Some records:
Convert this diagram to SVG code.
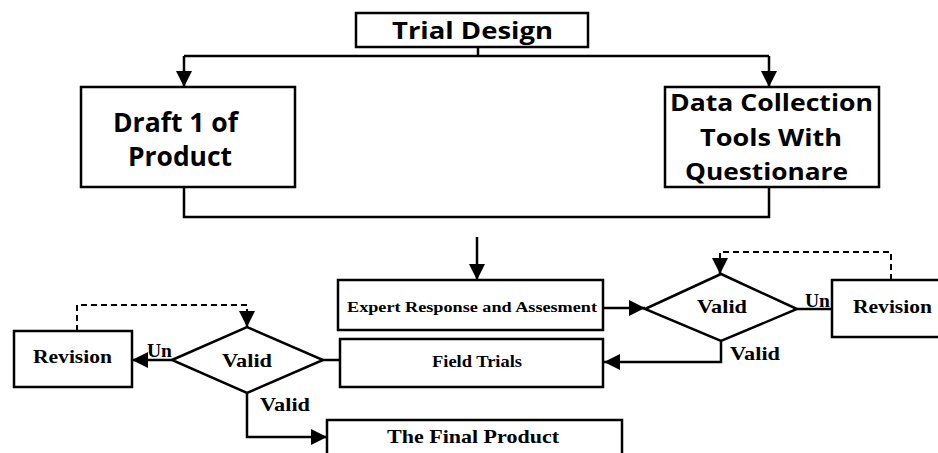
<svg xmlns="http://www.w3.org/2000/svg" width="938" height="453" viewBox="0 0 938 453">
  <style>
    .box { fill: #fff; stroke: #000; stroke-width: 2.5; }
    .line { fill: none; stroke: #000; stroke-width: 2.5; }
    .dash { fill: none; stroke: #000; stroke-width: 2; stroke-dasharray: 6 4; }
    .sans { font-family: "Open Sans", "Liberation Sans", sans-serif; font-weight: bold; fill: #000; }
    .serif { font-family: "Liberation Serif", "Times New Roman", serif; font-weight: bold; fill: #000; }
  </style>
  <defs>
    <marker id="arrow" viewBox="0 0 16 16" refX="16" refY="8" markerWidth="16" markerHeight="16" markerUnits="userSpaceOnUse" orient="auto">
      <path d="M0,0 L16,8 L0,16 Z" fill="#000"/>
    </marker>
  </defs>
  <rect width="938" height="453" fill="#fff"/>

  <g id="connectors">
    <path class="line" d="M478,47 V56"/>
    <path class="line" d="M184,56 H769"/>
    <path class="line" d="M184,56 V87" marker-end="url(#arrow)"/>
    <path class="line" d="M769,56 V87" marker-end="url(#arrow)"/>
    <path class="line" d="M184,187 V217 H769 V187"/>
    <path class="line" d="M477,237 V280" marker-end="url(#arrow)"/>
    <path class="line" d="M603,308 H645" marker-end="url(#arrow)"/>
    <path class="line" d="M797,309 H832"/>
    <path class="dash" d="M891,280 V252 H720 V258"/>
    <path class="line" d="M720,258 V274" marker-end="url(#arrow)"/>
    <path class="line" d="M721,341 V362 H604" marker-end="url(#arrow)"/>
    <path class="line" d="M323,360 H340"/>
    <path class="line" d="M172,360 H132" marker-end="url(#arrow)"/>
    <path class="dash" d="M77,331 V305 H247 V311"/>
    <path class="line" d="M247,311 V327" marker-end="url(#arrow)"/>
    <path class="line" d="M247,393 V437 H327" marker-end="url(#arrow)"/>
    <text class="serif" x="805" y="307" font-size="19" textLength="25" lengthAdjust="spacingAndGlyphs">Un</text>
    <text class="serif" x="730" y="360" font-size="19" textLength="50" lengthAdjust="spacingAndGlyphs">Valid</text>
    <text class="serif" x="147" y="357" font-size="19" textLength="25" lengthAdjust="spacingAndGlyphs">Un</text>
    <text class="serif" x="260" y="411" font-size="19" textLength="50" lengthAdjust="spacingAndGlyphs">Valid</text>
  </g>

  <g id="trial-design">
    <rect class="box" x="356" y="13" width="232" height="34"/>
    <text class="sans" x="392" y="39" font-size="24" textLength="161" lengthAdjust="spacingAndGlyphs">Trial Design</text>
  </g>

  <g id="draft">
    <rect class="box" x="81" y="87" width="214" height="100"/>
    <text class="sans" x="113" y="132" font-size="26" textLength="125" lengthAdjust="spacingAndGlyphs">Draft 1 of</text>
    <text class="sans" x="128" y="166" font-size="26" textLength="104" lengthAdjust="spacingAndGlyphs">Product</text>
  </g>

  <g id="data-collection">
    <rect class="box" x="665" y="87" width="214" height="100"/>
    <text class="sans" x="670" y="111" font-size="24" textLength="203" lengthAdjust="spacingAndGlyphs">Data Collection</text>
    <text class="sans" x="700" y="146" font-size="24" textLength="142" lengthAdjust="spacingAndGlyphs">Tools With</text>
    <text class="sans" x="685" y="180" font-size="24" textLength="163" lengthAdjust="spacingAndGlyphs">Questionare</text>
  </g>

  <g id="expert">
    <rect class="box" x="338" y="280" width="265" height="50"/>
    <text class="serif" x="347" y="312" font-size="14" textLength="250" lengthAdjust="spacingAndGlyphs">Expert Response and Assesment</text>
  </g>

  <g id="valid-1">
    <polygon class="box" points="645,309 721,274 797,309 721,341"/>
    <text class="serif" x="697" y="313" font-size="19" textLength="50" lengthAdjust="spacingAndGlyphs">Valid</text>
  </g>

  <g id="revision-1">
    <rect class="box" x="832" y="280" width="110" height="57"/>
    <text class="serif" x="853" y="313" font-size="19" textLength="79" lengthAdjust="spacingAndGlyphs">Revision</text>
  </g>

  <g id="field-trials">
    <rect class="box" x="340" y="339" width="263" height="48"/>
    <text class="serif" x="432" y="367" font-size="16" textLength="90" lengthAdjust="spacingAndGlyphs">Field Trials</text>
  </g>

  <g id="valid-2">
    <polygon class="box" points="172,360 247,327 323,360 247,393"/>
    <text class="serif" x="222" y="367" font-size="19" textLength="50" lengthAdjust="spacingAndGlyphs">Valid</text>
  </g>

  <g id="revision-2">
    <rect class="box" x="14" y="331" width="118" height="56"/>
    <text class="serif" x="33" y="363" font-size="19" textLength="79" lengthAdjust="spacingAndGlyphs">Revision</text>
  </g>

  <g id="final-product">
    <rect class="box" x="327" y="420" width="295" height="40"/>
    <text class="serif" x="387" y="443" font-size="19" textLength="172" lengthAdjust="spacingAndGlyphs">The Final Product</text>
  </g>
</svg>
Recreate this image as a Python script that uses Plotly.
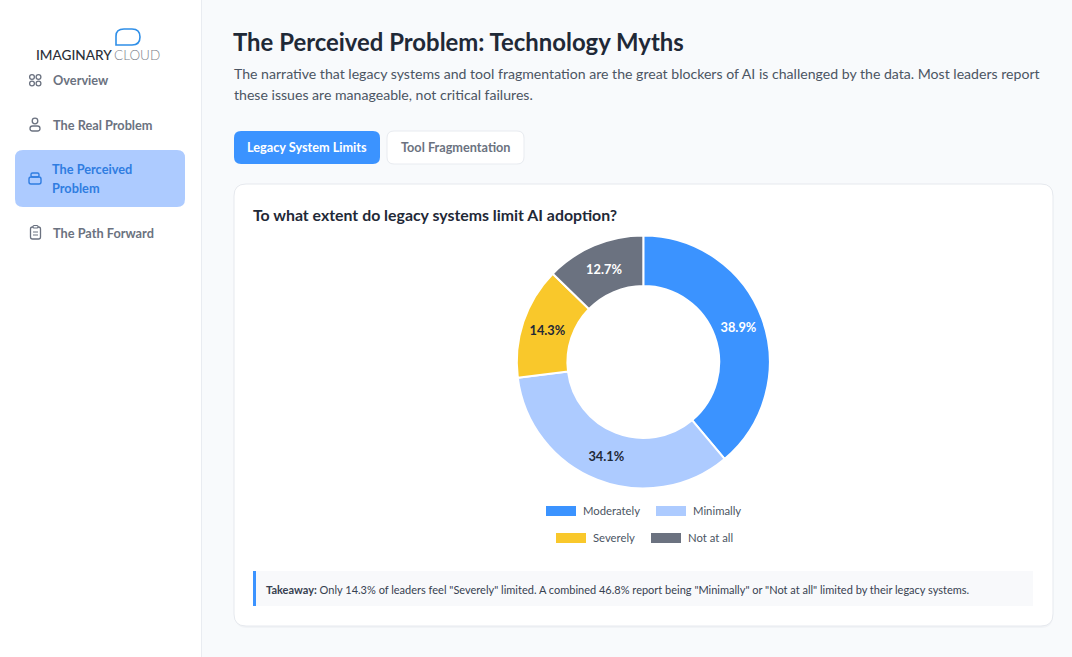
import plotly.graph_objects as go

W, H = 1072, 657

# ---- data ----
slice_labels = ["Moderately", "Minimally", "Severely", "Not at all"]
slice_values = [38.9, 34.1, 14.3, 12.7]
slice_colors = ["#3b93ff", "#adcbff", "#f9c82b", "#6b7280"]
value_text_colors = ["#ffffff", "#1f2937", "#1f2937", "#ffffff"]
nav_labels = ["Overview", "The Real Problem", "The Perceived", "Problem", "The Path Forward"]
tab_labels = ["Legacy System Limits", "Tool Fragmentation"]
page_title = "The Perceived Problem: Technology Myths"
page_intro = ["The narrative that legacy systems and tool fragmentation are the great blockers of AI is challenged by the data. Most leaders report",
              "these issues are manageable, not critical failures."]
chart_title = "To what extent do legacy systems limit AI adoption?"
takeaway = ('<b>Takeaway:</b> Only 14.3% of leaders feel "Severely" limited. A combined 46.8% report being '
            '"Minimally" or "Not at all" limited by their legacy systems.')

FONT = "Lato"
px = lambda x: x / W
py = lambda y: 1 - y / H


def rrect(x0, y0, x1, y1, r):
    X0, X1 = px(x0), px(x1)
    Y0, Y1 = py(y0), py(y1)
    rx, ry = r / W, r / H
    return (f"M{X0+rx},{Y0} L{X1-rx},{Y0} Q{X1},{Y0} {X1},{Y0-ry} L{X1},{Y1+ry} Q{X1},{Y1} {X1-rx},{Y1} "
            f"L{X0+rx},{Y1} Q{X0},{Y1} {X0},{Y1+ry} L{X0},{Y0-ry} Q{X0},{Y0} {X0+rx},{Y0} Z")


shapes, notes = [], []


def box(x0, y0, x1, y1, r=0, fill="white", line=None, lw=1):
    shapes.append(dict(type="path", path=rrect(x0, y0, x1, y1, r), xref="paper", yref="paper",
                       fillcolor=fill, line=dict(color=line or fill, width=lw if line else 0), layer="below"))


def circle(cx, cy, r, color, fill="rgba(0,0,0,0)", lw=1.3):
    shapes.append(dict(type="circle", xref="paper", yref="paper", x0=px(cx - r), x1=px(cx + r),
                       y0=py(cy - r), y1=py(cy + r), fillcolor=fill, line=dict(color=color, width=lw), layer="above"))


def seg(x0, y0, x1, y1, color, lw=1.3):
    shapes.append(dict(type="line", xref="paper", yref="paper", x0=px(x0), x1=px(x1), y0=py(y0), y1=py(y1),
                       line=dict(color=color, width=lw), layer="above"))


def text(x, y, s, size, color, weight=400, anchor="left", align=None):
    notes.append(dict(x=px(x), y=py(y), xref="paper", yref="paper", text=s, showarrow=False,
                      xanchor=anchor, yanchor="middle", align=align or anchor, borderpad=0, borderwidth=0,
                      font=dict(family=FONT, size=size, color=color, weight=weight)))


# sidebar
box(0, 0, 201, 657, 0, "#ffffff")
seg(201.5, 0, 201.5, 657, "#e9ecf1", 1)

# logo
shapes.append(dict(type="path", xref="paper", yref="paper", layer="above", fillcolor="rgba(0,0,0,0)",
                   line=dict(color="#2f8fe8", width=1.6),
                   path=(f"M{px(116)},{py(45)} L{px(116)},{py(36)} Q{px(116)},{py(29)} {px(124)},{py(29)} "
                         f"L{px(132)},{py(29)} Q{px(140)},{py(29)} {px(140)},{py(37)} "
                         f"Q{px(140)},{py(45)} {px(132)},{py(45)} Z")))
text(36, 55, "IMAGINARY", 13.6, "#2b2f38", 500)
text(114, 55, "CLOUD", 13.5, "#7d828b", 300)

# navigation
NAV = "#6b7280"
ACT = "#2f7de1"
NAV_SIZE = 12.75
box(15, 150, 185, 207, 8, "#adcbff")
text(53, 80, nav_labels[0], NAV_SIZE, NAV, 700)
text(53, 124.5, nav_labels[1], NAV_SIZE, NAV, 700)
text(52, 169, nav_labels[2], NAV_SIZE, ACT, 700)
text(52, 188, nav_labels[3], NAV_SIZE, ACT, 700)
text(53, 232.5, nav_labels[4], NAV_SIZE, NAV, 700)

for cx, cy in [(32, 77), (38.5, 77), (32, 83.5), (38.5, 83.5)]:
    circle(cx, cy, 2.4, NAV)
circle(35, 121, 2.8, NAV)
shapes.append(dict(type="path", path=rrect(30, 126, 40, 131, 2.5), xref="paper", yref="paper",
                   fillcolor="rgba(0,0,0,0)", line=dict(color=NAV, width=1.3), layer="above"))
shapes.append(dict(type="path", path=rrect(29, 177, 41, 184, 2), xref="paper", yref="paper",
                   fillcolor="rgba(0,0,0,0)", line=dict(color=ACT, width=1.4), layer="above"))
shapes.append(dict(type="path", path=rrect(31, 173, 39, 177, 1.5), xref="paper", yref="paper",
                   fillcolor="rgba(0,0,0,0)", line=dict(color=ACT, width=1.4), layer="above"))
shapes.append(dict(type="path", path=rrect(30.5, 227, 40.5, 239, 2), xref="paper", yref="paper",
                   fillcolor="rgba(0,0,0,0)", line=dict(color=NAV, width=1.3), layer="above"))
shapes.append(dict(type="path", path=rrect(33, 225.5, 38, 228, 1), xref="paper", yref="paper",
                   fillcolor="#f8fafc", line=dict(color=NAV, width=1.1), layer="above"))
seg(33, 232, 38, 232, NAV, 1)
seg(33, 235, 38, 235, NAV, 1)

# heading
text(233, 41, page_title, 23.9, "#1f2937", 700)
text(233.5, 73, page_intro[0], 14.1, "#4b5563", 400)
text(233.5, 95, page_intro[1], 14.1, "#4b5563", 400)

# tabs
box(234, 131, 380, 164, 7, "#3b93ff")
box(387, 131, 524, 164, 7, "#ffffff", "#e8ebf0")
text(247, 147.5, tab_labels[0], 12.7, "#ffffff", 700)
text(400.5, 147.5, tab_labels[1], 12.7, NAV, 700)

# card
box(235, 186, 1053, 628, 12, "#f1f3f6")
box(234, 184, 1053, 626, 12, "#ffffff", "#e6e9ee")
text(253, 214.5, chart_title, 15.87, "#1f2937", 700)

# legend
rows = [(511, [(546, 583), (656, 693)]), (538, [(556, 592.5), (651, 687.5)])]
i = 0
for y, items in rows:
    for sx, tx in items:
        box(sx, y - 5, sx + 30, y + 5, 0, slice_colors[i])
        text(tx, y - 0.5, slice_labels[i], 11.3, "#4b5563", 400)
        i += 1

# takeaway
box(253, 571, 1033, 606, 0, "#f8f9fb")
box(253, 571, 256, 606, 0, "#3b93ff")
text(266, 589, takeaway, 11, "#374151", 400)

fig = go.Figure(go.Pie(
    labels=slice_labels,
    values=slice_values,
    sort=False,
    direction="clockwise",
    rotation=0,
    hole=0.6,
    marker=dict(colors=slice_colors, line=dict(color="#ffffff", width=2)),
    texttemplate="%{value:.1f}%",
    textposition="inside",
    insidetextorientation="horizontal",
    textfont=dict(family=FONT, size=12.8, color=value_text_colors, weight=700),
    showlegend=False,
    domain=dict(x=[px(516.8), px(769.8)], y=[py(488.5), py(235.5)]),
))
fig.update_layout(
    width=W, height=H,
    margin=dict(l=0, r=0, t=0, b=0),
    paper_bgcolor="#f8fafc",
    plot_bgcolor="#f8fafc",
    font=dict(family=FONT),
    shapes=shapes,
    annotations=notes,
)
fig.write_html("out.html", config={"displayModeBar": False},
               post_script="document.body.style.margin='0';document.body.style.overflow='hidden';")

WHAT THE EXERCISE ASKS => Which lines in the records above contain the string "that"? Copy each one.

TASK RESULT =>
Recreate this image as a Python script that uses Plotly.
page_intro = ["The narrative that legacy systems and tool fragmentation are the great blockers of AI is challenged by the data. Most leaders report",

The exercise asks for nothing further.